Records
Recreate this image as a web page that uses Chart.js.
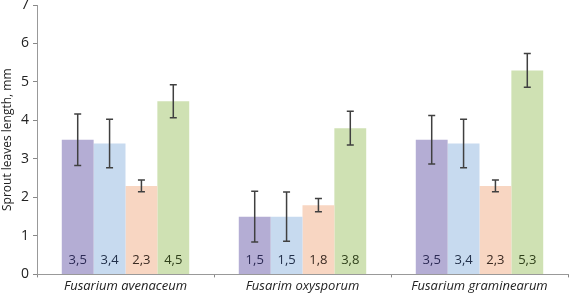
<!DOCTYPE html>
<html lang="en">
<head>
  <meta charset="UTF-8" />
  <title>Sprout leaves length</title>
  <script src="https://cdn.jsdelivr.net/npm/chart.js"></script>
  <style>
    html, body { margin: 0; padding: 0; background: #fff; }
    #wrap { width: 570px; height: 298px; }
  </style>
</head>
<body>
  <div id="wrap"><canvas id="chart" width="570" height="298"></canvas></div>
  <script>
    // categories and series
    const categories = ['Fusarium avenaceum', 'Fusarim oxysporum', 'Fusarium graminearum'];
    const seriesA = [3.5, 1.5, 3.5];
    const seriesB = [3.4, 1.5, 3.4];
    const seriesC = [2.3, 1.8, 2.3];
    const seriesD = [4.5, 3.8, 5.3];
    // error bar half-widths
    const errA = [0.67, 0.66, 0.63];
    const errB = [0.63, 0.64, 0.63];
    const errC = [0.15, 0.17, 0.15];
    const errD = [0.43, 0.44, 0.44];
    const yTicks = [0, 1, 2, 3, 4, 5, 6, 7];

    const fills = ['#b4add4', '#c7daef', '#f8d6c2', '#cfe1b3'];
    const labelColors = ['#2c2a55', '#22304a', '#3a2a22', '#2f3f1a'];

    const errorBars = {
      id: 'errorBars',
      afterDatasetsDraw(chart) {
        const ctx = chart.ctx;
        const y = chart.scales.y;
        ctx.save();
        ctx.strokeStyle = '#404040';
        ctx.lineWidth = 1.5;
        chart.data.datasets.forEach((ds, i) => {
          const meta = chart.getDatasetMeta(i);
          meta.data.forEach((bar, j) => {
            const v = ds.data[j], e = ds.err[j];
            const top = y.getPixelForValue(v + e);
            const bot = y.getPixelForValue(v - e);
            ctx.beginPath();
            ctx.moveTo(bar.x, top); ctx.lineTo(bar.x, bot);
            ctx.moveTo(bar.x - 3.5, top); ctx.lineTo(bar.x + 3.5, top);
            ctx.moveTo(bar.x - 3.5, bot); ctx.lineTo(bar.x + 3.5, bot);
            ctx.stroke();
          });
        });
        ctx.restore();
      }
    };

    const valueLabels = {
      id: 'valueLabels',
      afterDatasetsDraw(chart) {
        const ctx = chart.ctx;
        const y = chart.scales.y;
        ctx.save();
        ctx.font = '13px "Open Sans", sans-serif';
        ctx.textAlign = 'center';
        ctx.textBaseline = 'middle';
        chart.data.datasets.forEach((ds, i) => {
          const meta = chart.getDatasetMeta(i);
          ctx.fillStyle = labelColors[i];
          meta.data.forEach((bar, j) => {
            ctx.fillText(String(ds.data[j]).replace('.', ','), bar.x, y.getPixelForValue(0) - 14);
          });
        });
        ctx.restore();
      }
    };

    const mk = (data, err, i) => ({
      data: data, err: err,
      backgroundColor: fills[i],
      borderWidth: 0,
      categoryPercentage: 0.72,
      barPercentage: 1.0
    });

    new Chart(document.getElementById('chart'), {
      type: 'bar',
      data: {
        labels: categories,
        datasets: [mk(seriesA, errA, 0), mk(seriesB, errB, 1), mk(seriesC, errC, 2), mk(seriesD, errD, 3)]
      },
      options: {
        responsive: false,
        animation: false,
        layout: { padding: { top: 5, right: 2, bottom: 3, left: 0 } },
        plugins: { legend: { display: false }, tooltip: { enabled: false } },
        scales: {
          x: {
            grid: { display: true, drawOnChartArea: false, offset: true, color: '#888', tickLength: 3 },
            border: { color: '#999', width: 1 },
            ticks: {
              color: '#222',
              padding: 1,
              maxRotation: 0,
              font: { family: '"Open Sans", sans-serif', size: 13, style: 'italic' }
            }
          },
          y: {
            min: 0, max: 7,
            afterFit(s) { s.width = 37; s.paddingTop = 0; s.paddingBottom = 0; },
            afterBuildTicks(s) { s.ticks = yTicks.map(v => ({ value: v })); },
            grid: { display: true, drawOnChartArea: false, color: '#888', tickLength: 4 },
            border: { color: '#999', width: 1 },
            title: {
              display: true,
              text: 'Sprout leaves length, mm',
              color: '#222',
              padding: { top: 0, bottom: 2 },
              font: { family: '"Open Sans", sans-serif', size: 12 }
            },
            ticks: {
              color: '#222',
              padding: 4,
              font: { family: '"Open Sans", sans-serif', size: 14 }
            }
          }
        }
      },
      plugins: [errorBars, valueLabels]
    });
  </script>
</body>
</html>
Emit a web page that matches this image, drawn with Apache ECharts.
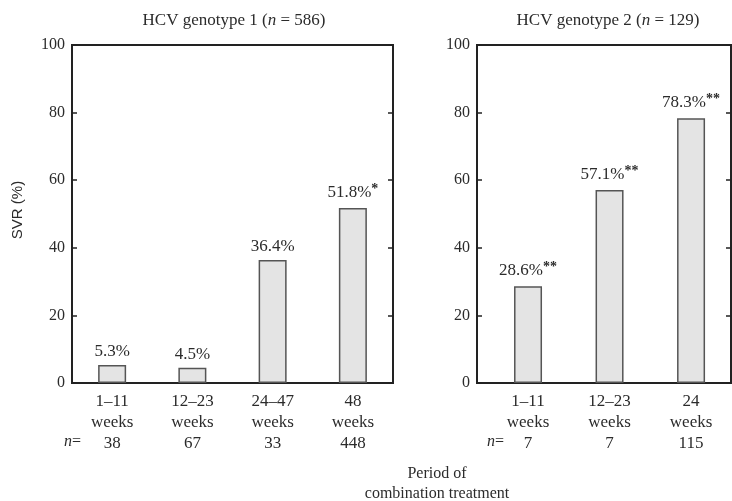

SHORT EXERCISE> Pull out all lines containing "page".

FULL SOLUTION>
Recreate this image as a web page that uses Chart.js.
Emit a web page that matches this image, drawn with Apache ECharts.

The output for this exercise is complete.